──────── Stored data
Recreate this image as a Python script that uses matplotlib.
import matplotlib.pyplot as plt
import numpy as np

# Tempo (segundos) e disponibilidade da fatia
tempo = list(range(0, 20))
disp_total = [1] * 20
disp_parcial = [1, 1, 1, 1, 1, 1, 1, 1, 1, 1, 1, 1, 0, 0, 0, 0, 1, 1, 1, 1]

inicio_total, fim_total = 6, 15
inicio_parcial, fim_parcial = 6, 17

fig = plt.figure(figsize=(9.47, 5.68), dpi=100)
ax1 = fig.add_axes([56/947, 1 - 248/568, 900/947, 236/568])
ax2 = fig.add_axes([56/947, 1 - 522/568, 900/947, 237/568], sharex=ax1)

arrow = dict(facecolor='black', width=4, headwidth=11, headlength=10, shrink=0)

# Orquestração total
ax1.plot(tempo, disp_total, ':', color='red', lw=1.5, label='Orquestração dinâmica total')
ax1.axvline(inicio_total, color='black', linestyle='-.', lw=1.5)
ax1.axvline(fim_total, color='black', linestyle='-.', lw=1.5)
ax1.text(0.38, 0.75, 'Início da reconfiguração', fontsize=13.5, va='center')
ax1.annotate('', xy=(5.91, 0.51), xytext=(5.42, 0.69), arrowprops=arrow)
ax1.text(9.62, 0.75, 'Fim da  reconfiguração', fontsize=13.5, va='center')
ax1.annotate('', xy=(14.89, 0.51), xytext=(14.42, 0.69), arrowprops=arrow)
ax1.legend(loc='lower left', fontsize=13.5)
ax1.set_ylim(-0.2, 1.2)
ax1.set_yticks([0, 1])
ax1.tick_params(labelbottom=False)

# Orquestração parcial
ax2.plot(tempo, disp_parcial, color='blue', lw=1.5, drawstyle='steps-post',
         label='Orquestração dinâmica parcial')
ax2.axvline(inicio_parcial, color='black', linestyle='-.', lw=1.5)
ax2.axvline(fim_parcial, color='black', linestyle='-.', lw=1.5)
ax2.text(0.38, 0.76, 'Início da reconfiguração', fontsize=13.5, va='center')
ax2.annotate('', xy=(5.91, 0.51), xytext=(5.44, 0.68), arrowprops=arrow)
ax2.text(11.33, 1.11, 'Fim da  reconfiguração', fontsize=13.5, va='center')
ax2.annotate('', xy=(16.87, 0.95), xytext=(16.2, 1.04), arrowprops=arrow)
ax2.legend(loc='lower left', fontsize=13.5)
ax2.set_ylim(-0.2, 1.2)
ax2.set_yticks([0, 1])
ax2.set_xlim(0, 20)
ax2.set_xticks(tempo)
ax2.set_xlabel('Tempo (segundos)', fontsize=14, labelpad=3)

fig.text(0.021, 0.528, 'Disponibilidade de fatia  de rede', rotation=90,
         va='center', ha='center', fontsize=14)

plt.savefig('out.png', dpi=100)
────────────────
Output exactly the leading lines of the data, up to and including the line marked by "headwidth=11, headlength=10, shrink=0)".

Recreate this image as a Python script that uses matplotlib.
import matplotlib.pyplot as plt
import numpy as np

# Tempo (segundos) e disponibilidade da fatia
tempo = list(range(0, 20))
disp_total = [1] * 20
disp_parcial = [1, 1, 1, 1, 1, 1, 1, 1, 1, 1, 1, 1, 0, 0, 0, 0, 1, 1, 1, 1]

inicio_total, fim_total = 6, 15
inicio_parcial, fim_parcial = 6, 17

fig = plt.figure(figsize=(9.47, 5.68), dpi=100)
ax1 = fig.add_axes([56/947, 1 - 248/568, 900/947, 236/568])
ax2 = fig.add_axes([56/947, 1 - 522/568, 900/947, 237/568], sharex=ax1)

arrow = dict(facecolor='black', width=4, headwidth=11, headlength=10, shrink=0)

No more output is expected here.